Even if soriel isn’t canon and toriel and sans are just becoming fast friends but don’t go anywhere further (because lets be real, there is a much higher emphasis on friendship and found family in ut/dr as opposed to romance, and a man and a woman can just be friends and nothing more/not every relationship has to be romantic or sexual), everyone’s first thought probably is that soriel is a thing.
Sans’ ‘joke’ about ‘befriending’ toriel (implied in a romantic if not sexual nature) is very overt, and for us as players, he’s the type of guy whrre you can’t really tell what’s a lie and what’s not.
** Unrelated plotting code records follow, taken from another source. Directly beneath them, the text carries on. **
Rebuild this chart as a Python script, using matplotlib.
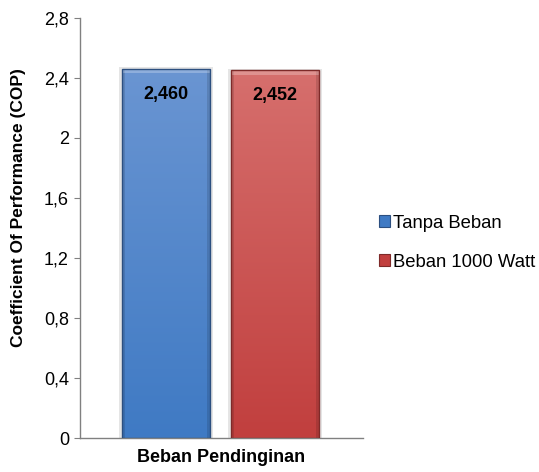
import matplotlib
matplotlib.use("Agg")
import matplotlib.pyplot as plt
import numpy as np
from matplotlib.colors import LinearSegmentedColormap

plt.rcParams['font.family'] = ['Liberation Sans', 'DejaVu Sans']

series = ["Tanpa Beban", "Beban 1000 Watt"]
cop = [2.460, 2.452]
value_labels = ["2,460", "2,452"]
yticks = [0, 0.4, 0.8, 1.2, 1.6, 2.0, 2.4, 2.8]
ytick_labels = ["0", "0,4", "0,8", "1,2", "1,6", "2", "2,4", "2,8"]

# colours: (top, bottom, edge)
colors = [("#6a95d2", "#3f7ac4", "#2c4f80"),
          ("#d66f6d", "#c13f3e", "#7e2a29")]

fig = plt.figure(figsize=(5.39, 4.72), dpi=100)
ax = fig.add_axes([0.1484, 0.072, 0.525, 0.89])

xpos = [0, 1]
width = 0.81
bars = ax.bar(xpos, cop, width=width, color="none", edgecolor="none", zorder=2)

for b, (top, bot, edge), lab in zip(bars, colors, value_labels):
    x0, h = b.get_x(), b.get_height()
    # soft shadow
    ax.bar(x0 + width / 2, h + 0.01, width=width + 0.05, color="#000000",
           alpha=0.10, zorder=1)
    cmap = LinearSegmentedColormap.from_list("g", [bot, top])
    grad = np.linspace(0, 1, 256).reshape(-1, 1)
    im = ax.imshow(grad, cmap=cmap, origin="lower", aspect="auto",
                   extent=(x0, x0 + width, 0, h), zorder=2)
    im.set_clip_path(b)
    # darker sides (bevel)
    for sx in (x0, x0 + width - 0.03):
        ax.add_patch(plt.Rectangle((sx, 0), 0.03, h, color="black",
                                   alpha=0.12, linewidth=0, zorder=3))
    ax.add_patch(plt.Rectangle((x0, h - 0.03), width, 0.03,
                               color="white", alpha=0.25, linewidth=0, zorder=3))
    ax.add_patch(plt.Rectangle((x0, 0), width, h, fill=False,
                               edgecolor=edge, linewidth=1.0, zorder=3))
    ax.text(x0 + width / 2, h - 0.17, lab, ha="center", va="center",
            fontsize=13, fontweight="bold", zorder=4)

ax.set_xlim(-0.79, 1.81)
ax.set_ylim(0, 2.8)
ax.set_yticks(yticks)
ax.set_yticklabels(ytick_labels)
ax.set_xticks([])
for s in ["top", "right"]:
    ax.spines[s].set_visible(False)
for s in ["left", "bottom"]:
    ax.spines[s].set_color("#808080")
    ax.spines[s].set_linewidth(1.0)
ax.tick_params(axis="y", length=4, color="#808080", labelsize=13, pad=4)

ax.set_ylabel("Coefficient Of Performance (COP)", fontsize=12.5,
              fontweight="bold")
ax.yaxis.set_label_coords(-0.19, 0.548)
ax.set_xlabel("Beban Pendinginan", fontsize=13, fontweight="bold",
              labelpad=8)

handles = [plt.Rectangle((0, 0), 1, 1, facecolor=c[1], edgecolor=c[2],
                         linewidth=0.8) for c in colors]
fig.legend(handles, series, loc="center left", bbox_to_anchor=(0.673, 0.486),
           frameon=False, fontsize=13.3, handlelength=0.6, handleheight=0.6,
           handletextpad=0.15, labelspacing=1.2)

fig.savefig("out.png", dpi=100)
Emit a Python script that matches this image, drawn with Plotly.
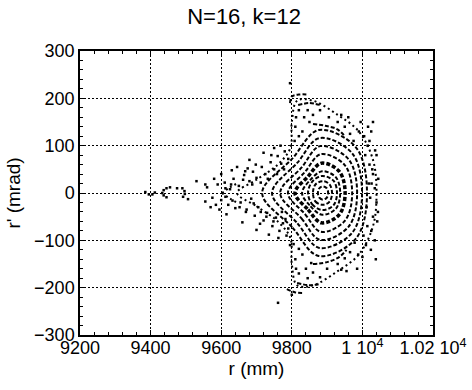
import plotly.graph_objects as go

# ---------------- data (r in mm, r' in mrad) ----------------
title_text = "N=16, k=12"
x_tick_vals = [9200, 9400, 9600, 9800, 10000, 10200]
x_tick_text = ["9200", "9400", "9600", "9800", "1 10<sup>4</sup>", "1.02 10<sup>4</sup>"]
y_tick_vals = [-300, -200, -100, 0, 100, 200, 300]

# nested invariant curves around the fixed point (start/end at the left tip)
ring_a_r = [9874, 9878, 9888, 9899, 9903, 9899, 9888, 9878, 9874]
ring_a_rp = [0, -10, -14, -10, 0, 10, 14, 10, 0]
ring_b_r = [9860, 9867, 9888, 9907, 9914, 9907, 9888, 9867, 9860]
ring_b_rp = [0, -18, -25, -18, 0, 18, 25, 18, 0]
ring_c_r = [9846, 9858, 9886, 9918, 9928, 9918, 9886, 9858, 9846]
ring_c_rp = [0, -24, -36, -26, 0, 26, 36, 24, 0]
ring_d_r = [9829, 9853, 9886, 9925, 9937, 9925, 9886, 9853, 9829]
ring_d_rp = [0, -28, -46, -33, 0, 33, 46, 28, 0]
ring_e_r = [9809, 9846, 9884, 9935, 9951, 9935, 9884, 9846, 9809]
ring_e_rp = [0, -35, -63, -45, 0, 45, 63, 35, 0]
ring_f_r = [9789, 9838, 9882, 9950, 9971, 9950, 9882, 9838, 9789]
ring_f_rp = [0, -45, -82, -59, 0, 59, 82, 45, 0]
ring_g_r = [9767, 9828, 9880, 9961, 9985, 9961, 9880, 9828, 9767]
ring_g_rp = [0, -54, -99, -71, 0, 71, 99, 54, 0]
ring_h_r = [9744, 9816, 9878, 9971, 9999, 9971, 9878, 9816, 9744]
ring_h_rp = [0, -64, -116, -84, 0, 84, 116, 64, 0]
ring_i_r = [9716, 9802, 9876, 9982, 10013, 9982, 9876, 9802, 9716]
ring_i_rp = [0, -73, -133, -96, 0, 96, 133, 73, 0]

# outer (chaotic) layer boundary
ring_j_r = [9645, 9700, 9760, 9796, 9800, 9815, 9860, 9930, 9990, 10030, 10040,
            10030, 9990, 9930, 9860, 9815, 9800, 9796, 9760, 9700, 9645]
ring_j_rp = [0, -28, -60, -95, -150, -195, -195, -165, -130, -70, 0,
             70, 130, 165, 195, 195, 150, 95, 60, 28, 0]
ring_k_r = [9602, 9625, 9650]
ring_k_rp = [0, 12, 22]
ring_k2_r = [9602, 9625, 9650]
ring_k2_rp = [0, -12, -22]

# short arcs in the outer layer
arc_top1_r = [9795, 9800, 9820, 9846]
arc_top1_rp = [190, 204, 208, 208]
arc_top2_r = [9818, 9850, 9880]
arc_top2_rp = [186, 190, 186]
arc_top3_r = [9860, 9895, 9928, 9950]
arc_top3_rp = [146, 142, 135, 120]
arc_bot1_r = [9815, 9850, 9880]
arc_bot1_rp = [-190, -195, -192]
arc_bot2_r = [9786, 9810, 9832]
arc_bot2_rp = [-203, -210, -211]
arc_bot3_r = [9860, 9900, 9935, 9955]
arc_bot3_rp = [-150, -146, -135, -120]

# scattered (chaotic) points
scatter_r = [
    # left islands
    9385, 9395, 9405, 9412, 9445, 9437, 9433, 9437, 9445, 9455, 9475,
    9490, 9496, 9497, 9492, 9506, 9530, 9555, 9555, 9585,
    # wedge
    9560, 9575, 9590, 9600, 9610, 9620, 9625, 9635, 9640, 9650, 9655, 9665,
    9670, 9680, 9685, 9690, 9695, 9700, 9705, 9715, 9720, 9725, 9730, 9740,
    9745, 9750, 9755, 9760, 9765, 9770, 9775, 9780, 9785, 9790, 9790, 9600,
    9615, 9645, 9660, 9680, 9700, 9720, 9735, 9750, 9580, 9570, 9595, 9630,
    9675, 9710,
    9612, 9628, 9662, 9668, 9688, 9698, 9712, 9732, 9742, 9758, 9768, 9778,
    9612, 9632, 9652, 9672, 9692, 9712, 9728, 9748, 9762, 9772, 9782, 9795,
    # right side
    10005, 10015, 10020, 10030, 10035, 10040, 10030, 10025, 10010, 10000,
    10025, 10040, 10045, 10042, 10035, 10018, 10012, 10022, 10008, 10003,
    9995, 9985, 10030, 10038,
    10020, 10028, 10014, 10024, 10044, 10036, 10016, 10026,
    # upper outer layer
    9820, 9835, 9850, 9905, 9930, 9950, 9965, 9975, 9810, 9820, 9808, 9880,
    9860, 9960, 9990, 9795, 9812, 9830, 9845, 9940,
    # lower outer layer
    9820, 9840, 9855, 9900, 9930, 9950, 9965, 9978, 9810, 9820, 9805, 9880,
    9860, 9955, 9988, 9761, 9800, 9812, 9830, 9845, 9940,
]
scatter_rp = [
    2, -3, -3, 1, 10, 6, 0, -5, -9, 12, 10,
    10, 4, -2, -8, -13, 25, 18, -18, -25,
    12, -10, 18, -15, 22, -25, 8, 30, -32, 15, -20, 38,
    -40, 25, -12, 45, -48, 32, -30, 55, -58, 40, -42, 65,
    -70, 50, -52, 78, -80, 62, -64, 88, -90, 72, -75, 40,
    -45, 55, -62, 70, -78, 85, -88, 95, 30, -30, -35, 48,
    52, -65,
    10, 18, 28, 46, 18, 60, 22, 30, 80, 40, 100, 50,
    -8, -16, -30, -35, -22, -40, -50, -60, -95, -40, -55, -110,
    120, 100, 60, 40, 10, -20, -50, -80, -110, -135,
    130, 80, 30, -60, -100, 20, -30, -10, 80, -90,
    150, -160, 150, -140,
    110, 50, -70, -120, -40, 90, 140, 20,
    175, 160, 150, 160, 150, 140, 125, 110, 140, 120, 110, 175,
    165, 160, 130, 232, 160, 130, 175, 165,
    -170, -160, -148, -160, -150, -138, -125, -105, -140, -118, -108, -178,
    -168, -165, -130, -232, -215, -160, -130, -180, -162,
]

# ---------------- figure ----------------
FONT = "Liberation Sans, Arial, sans-serif"
fig = go.Figure()

rings = [
    (ring_a_r, ring_a_rp, 2.0), (ring_b_r, ring_b_rp, 2.0), (ring_c_r, ring_c_rp, 2.0),
    (ring_d_r, ring_d_rp, 2.0), (ring_e_r, ring_e_rp, 3.5), (ring_f_r, ring_f_rp, 2.0),
    (ring_g_r, ring_g_rp, 2.0), (ring_h_r, ring_h_rp, 2.0), (ring_i_r, ring_i_rp, 2.0),
]
for rr, rp, w in rings:
    fig.add_trace(go.Scatter(
        x=rr, y=rp, mode="lines",
        line=dict(color="black", width=w, dash="4px,2px", shape="spline", smoothing=1.0),
        hoverinfo="skip", showlegend=False))

for rr, rp in [(ring_j_r, ring_j_rp), (ring_k_r, ring_k_rp), (ring_k2_r, ring_k2_rp)]:
    fig.add_trace(go.Scatter(
        x=rr, y=rp, mode="lines",
        line=dict(color="black", width=2, dash="2px,3px", shape="spline", smoothing=1.0),
        hoverinfo="skip", showlegend=False))

arcs = [(arc_top1_r, arc_top1_rp), (arc_top2_r, arc_top2_rp), (arc_top3_r, arc_top3_rp),
        (arc_bot1_r, arc_bot1_rp), (arc_bot2_r, arc_bot2_rp), (arc_bot3_r, arc_bot3_rp)]
for rr, rp in arcs:
    fig.add_trace(go.Scatter(
        x=rr, y=rp, mode="lines",
        line=dict(color="black", width=2, dash="4px,2px", shape="spline", smoothing=1.0),
        hoverinfo="skip", showlegend=False))

fig.add_trace(go.Scatter(
    x=scatter_r, y=scatter_rp, mode="markers",
    marker=dict(color="black", size=2.5, symbol="square"),
    hoverinfo="skip", showlegend=False))

axis_common = dict(
    showline=True, linecolor="black", linewidth=1.5, mirror="ticks",
    ticks="inside", ticklen=5, tickwidth=1, tickcolor="black",
    showgrid=True, gridcolor="black", gridwidth=1, griddash="2px,2px",
    zeroline=False, tickfont=dict(family=FONT, size=18, color="black"),
    automargin=False,
)

fig.update_layout(
    width=472, height=390,
    margin=dict(l=80, r=39, t=51, b=55),
    paper_bgcolor="white", plot_bgcolor="white",
    title=dict(text=title_text, x=0.517, xref="container", xanchor="center",
               y=0.958, yref="container", yanchor="middle",
               font=dict(family=FONT, size=22, color="black")),
    xaxis=dict(range=[9200, 10200], tickmode="array", tickvals=x_tick_vals,
               ticktext=x_tick_text, ticklabelstandoff=-4,
               minor=dict(dtick=40, tick0=9200, ticks="inside", ticklen=3,
                          tickcolor="black", showgrid=False),
               title=dict(text="r (mm)", standoff=2,
                          font=dict(family=FONT, size=19, color="black")),
               **axis_common),
    yaxis=dict(range=[-300, 300], tickmode="array", tickvals=y_tick_vals,
               minor=dict(dtick=20, tick0=-300, ticks="inside", ticklen=3,
                          tickcolor="black", showgrid=False),
               title=dict(text="r' (mrad)", standoff=8,
                          font=dict(family=FONT, size=19, color="black")),
               **axis_common),
)

fig.write_html("out.html")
For Kris, though, who probably doesn’t have this background, the overt nature of the comment is even more so.
And then they come home after a basically two back to back harrowing experiences to toriel and sans dancing in the living room, alone, with Toriel obviously being drunk. Even if they are just friends having a good time, it looks suspiciously like a date at first glance
Ive seen people talking about how the theme of chapter three was sort of moving to the future but clinging to the past, so think about it from kris’ perspective. You go in, see your mom (who refuses to give your dad the time of day or even be friendly, as pushy as asgore is being about the past and getting back together to the point of bordering on suspicous), having a great time with a man you barely know but who’s already made a suggestive comment about his relationship to her…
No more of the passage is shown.